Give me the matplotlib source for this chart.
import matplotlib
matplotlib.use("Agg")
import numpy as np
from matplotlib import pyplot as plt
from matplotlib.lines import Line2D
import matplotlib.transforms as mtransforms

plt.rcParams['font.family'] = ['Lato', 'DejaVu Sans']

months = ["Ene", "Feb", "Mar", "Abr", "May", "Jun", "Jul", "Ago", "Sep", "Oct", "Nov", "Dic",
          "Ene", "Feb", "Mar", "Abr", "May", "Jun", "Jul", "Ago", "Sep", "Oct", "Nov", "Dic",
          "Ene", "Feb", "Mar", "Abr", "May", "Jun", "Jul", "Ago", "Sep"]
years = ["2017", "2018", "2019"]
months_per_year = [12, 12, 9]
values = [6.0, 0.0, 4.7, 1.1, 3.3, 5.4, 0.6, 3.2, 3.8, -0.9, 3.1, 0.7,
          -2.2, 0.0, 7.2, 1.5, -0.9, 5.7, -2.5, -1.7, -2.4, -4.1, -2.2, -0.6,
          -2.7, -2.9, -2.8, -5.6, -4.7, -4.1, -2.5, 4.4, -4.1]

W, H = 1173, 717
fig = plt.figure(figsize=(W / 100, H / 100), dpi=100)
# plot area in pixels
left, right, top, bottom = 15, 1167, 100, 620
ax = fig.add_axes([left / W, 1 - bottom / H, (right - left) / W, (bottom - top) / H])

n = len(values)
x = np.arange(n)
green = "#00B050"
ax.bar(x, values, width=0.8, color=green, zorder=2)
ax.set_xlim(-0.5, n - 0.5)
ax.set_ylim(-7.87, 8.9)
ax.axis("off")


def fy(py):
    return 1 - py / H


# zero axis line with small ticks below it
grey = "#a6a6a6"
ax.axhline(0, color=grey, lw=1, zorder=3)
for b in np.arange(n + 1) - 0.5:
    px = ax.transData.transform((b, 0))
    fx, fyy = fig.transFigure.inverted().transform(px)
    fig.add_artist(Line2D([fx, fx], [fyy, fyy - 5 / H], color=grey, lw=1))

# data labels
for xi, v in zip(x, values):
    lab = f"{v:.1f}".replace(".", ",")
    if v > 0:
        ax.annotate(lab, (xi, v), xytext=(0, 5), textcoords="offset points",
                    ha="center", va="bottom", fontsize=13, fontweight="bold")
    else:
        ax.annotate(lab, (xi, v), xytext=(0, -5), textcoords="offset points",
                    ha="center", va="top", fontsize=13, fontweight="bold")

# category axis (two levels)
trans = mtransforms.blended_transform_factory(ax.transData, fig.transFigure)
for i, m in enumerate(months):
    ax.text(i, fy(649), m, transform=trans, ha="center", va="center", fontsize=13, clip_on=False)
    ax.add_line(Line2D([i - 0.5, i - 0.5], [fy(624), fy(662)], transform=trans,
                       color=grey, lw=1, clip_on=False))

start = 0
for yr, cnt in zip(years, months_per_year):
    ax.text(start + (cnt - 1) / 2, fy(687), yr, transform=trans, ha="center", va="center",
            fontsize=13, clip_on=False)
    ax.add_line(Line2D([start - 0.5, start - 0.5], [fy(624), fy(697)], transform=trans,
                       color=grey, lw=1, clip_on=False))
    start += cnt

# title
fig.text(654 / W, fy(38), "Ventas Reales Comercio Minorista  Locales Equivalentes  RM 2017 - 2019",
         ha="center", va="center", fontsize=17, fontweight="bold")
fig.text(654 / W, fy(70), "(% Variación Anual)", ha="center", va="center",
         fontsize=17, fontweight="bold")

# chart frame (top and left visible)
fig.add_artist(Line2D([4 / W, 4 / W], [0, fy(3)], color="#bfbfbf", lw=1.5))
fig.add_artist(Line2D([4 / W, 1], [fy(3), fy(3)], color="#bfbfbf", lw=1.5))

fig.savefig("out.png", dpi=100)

────

→ **Short exercise**
Repeat the listing exactly, from its first line to its last.

→ **Output of the exercise**
Give me the matplotlib source for this chart.
import matplotlib
matplotlib.use("Agg")
import numpy as np
from matplotlib import pyplot as plt
from matplotlib.lines import Line2D
import matplotlib.transforms as mtransforms

plt.rcParams['font.family'] = ['Lato', 'DejaVu Sans']

months = ["Ene", "Feb", "Mar", "Abr", "May", "Jun", "Jul", "Ago", "Sep", "Oct", "Nov", "Dic",
          "Ene", "Feb", "Mar", "Abr", "May", "Jun", "Jul", "Ago", "Sep", "Oct", "Nov", "Dic",
          "Ene", "Feb", "Mar", "Abr", "May", "Jun", "Jul", "Ago", "Sep"]
years = ["2017", "2018", "2019"]
months_per_year = [12, 12, 9]
values = [6.0, 0.0, 4.7, 1.1, 3.3, 5.4, 0.6, 3.2, 3.8, -0.9, 3.1, 0.7,
          -2.2, 0.0, 7.2, 1.5, -0.9, 5.7, -2.5, -1.7, -2.4, -4.1, -2.2, -0.6,
          -2.7, -2.9, -2.8, -5.6, -4.7, -4.1, -2.5, 4.4, -4.1]

W, H = 1173, 717
fig = plt.figure(figsize=(W / 100, H / 100), dpi=100)
# plot area in pixels
left, right, top, bottom = 15, 1167, 100, 620
ax = fig.add_axes([left / W, 1 - bottom / H, (right - left) / W, (bottom - top) / H])

n = len(values)
x = np.arange(n)
green = "#00B050"
ax.bar(x, values, width=0.8, color=green, zorder=2)
ax.set_xlim(-0.5, n - 0.5)
ax.set_ylim(-7.87, 8.9)
ax.axis("off")


def fy(py):
    return 1 - py / H


# zero axis line with small ticks below it
grey = "#a6a6a6"
ax.axhline(0, color=grey, lw=1, zorder=3)
for b in np.arange(n + 1) - 0.5:
    px = ax.transData.transform((b, 0))
    fx, fyy = fig.transFigure.inverted().transform(px)
    fig.add_artist(Line2D([fx, fx], [fyy, fyy - 5 / H], color=grey, lw=1))

# data labels
for xi, v in zip(x, values):
    lab = f"{v:.1f}".replace(".", ",")
    if v > 0:
        ax.annotate(lab, (xi, v), xytext=(0, 5), textcoords="offset points",
                    ha="center", va="bottom", fontsize=13, fontweight="bold")
    else:
        ax.annotate(lab, (xi, v), xytext=(0, -5), textcoords="offset points",
                    ha="center", va="top", fontsize=13, fontweight="bold")

# category axis (two levels)
trans = mtransforms.blended_transform_factory(ax.transData, fig.transFigure)
for i, m in enumerate(months):
    ax.text(i, fy(649), m, transform=trans, ha="center", va="center", fontsize=13, clip_on=False)
    ax.add_line(Line2D([i - 0.5, i - 0.5], [fy(624), fy(662)], transform=trans,
                       color=grey, lw=1, clip_on=False))

start = 0
for yr, cnt in zip(years, months_per_year):
    ax.text(start + (cnt - 1) / 2, fy(687), yr, transform=trans, ha="center", va="center",
            fontsize=13, clip_on=False)
    ax.add_line(Line2D([start - 0.5, start - 0.5], [fy(624), fy(697)], transform=trans,
                       color=grey, lw=1, clip_on=False))
    start += cnt

# title
fig.text(654 / W, fy(38), "Ventas Reales Comercio Minorista  Locales Equivalentes  RM 2017 - 2019",
         ha="center", va="center", fontsize=17, fontweight="bold")
fig.text(654 / W, fy(70), "(% Variación Anual)", ha="center", va="center",
         fontsize=17, fontweight="bold")

# chart frame (top and left visible)
fig.add_artist(Line2D([4 / W, 4 / W], [0, fy(3)], color="#bfbfbf", lw=1.5))
fig.add_artist(Line2D([4 / W, 1], [fy(3), fy(3)], color="#bfbfbf", lw=1.5))

fig.savefig("out.png", dpi=100)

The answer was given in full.